=== Supplied material ===
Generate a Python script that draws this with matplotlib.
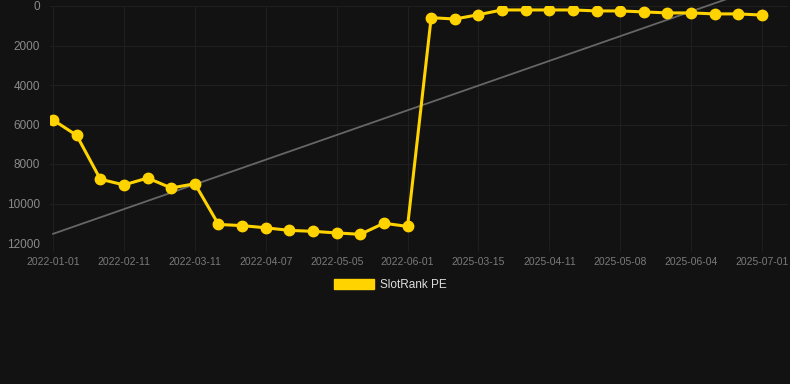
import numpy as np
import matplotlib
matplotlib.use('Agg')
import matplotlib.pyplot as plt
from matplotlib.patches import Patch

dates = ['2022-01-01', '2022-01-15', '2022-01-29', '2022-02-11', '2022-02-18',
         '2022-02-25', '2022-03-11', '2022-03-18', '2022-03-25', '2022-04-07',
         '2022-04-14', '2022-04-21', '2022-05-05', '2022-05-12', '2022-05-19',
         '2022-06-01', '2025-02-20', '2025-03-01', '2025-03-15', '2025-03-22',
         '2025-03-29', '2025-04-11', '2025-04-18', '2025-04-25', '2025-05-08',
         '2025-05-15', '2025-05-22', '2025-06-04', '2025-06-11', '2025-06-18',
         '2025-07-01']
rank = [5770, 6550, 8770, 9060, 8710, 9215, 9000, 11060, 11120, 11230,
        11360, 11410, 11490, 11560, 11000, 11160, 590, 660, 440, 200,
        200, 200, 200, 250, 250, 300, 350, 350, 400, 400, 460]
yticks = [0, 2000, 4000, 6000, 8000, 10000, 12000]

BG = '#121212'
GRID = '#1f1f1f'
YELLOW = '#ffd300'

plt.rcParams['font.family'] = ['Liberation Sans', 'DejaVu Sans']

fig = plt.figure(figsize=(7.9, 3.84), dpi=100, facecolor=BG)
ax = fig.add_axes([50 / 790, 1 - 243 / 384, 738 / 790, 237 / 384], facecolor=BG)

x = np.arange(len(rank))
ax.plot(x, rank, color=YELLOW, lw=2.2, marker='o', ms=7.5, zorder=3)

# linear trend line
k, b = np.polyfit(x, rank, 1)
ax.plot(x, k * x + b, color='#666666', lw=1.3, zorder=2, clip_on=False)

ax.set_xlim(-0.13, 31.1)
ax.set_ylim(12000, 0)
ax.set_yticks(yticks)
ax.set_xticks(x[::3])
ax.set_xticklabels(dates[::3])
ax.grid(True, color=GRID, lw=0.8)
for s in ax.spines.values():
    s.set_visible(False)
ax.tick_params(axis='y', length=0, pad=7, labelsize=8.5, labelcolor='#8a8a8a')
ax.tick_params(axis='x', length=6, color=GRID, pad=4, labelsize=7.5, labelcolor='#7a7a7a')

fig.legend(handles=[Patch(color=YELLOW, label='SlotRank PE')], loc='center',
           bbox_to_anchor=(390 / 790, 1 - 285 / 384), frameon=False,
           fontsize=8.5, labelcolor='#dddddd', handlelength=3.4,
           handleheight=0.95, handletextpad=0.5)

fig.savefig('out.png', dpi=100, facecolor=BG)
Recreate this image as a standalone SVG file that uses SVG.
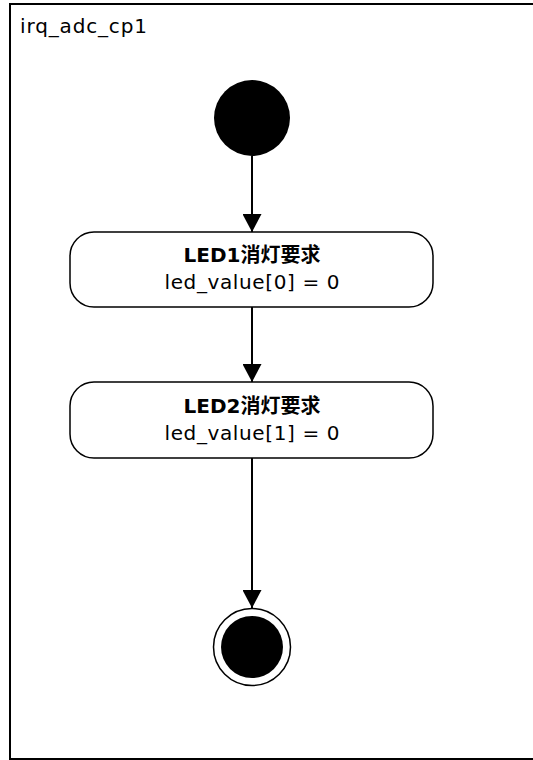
===
Repeat the data exactly, without the pictures.

Generate a Python script that draws this with matplotlib.
import numpy as np
import matplotlib
matplotlib.use('Agg')
import matplotlib.pyplot as plt
from matplotlib.patches import Patch

dates = ['2022-01-01', '2022-01-15', '2022-01-29', '2022-02-11', '2022-02-18',
         '2022-02-25', '2022-03-11', '2022-03-18', '2022-03-25', '2022-04-07',
         '2022-04-14', '2022-04-21', '2022-05-05', '2022-05-12', '2022-05-19',
         '2022-06-01', '2025-02-20', '2025-03-01', '2025-03-15', '2025-03-22',
         '2025-03-29', '2025-04-11', '2025-04-18', '2025-04-25', '2025-05-08',
         '2025-05-15', '2025-05-22', '2025-06-04', '2025-06-11', '2025-06-18',
         '2025-07-01']
rank = [5770, 6550, 8770, 9060, 8710, 9215, 9000, 11060, 11120, 11230,
        11360, 11410, 11490, 11560, 11000, 11160, 590, 660, 440, 200,
        200, 200, 200, 250, 250, 300, 350, 350, 400, 400, 460]
yticks = [0, 2000, 4000, 6000, 8000, 10000, 12000]

BG = '#121212'
GRID = '#1f1f1f'
YELLOW = '#ffd300'

plt.rcParams['font.family'] = ['Liberation Sans', 'DejaVu Sans']

fig = plt.figure(figsize=(7.9, 3.84), dpi=100, facecolor=BG)
ax = fig.add_axes([50 / 790, 1 - 243 / 384, 738 / 790, 237 / 384], facecolor=BG)

x = np.arange(len(rank))
ax.plot(x, rank, color=YELLOW, lw=2.2, marker='o', ms=7.5, zorder=3)

# linear trend line
k, b = np.polyfit(x, rank, 1)
ax.plot(x, k * x + b, color='#666666', lw=1.3, zorder=2, clip_on=False)

ax.set_xlim(-0.13, 31.1)
ax.set_ylim(12000, 0)
ax.set_yticks(yticks)
ax.set_xticks(x[::3])
ax.set_xticklabels(dates[::3])
ax.grid(True, color=GRID, lw=0.8)
for s in ax.spines.values():
    s.set_visible(False)
ax.tick_params(axis='y', length=0, pad=7, labelsize=8.5, labelcolor='#8a8a8a')
ax.tick_params(axis='x', length=6, color=GRID, pad=4, labelsize=7.5, labelcolor='#7a7a7a')

fig.legend(handles=[Patch(color=YELLOW, label='SlotRank PE')], loc='center',
           bbox_to_anchor=(390 / 790, 1 - 285 / 384), frameon=False,
           fontsize=8.5, labelcolor='#dddddd', handlelength=3.4,
           handleheight=0.95, handletextpad=0.5)

fig.savefig('out.png', dpi=100, facecolor=BG)
Recreate this image as a standalone SVG file that uses SVG.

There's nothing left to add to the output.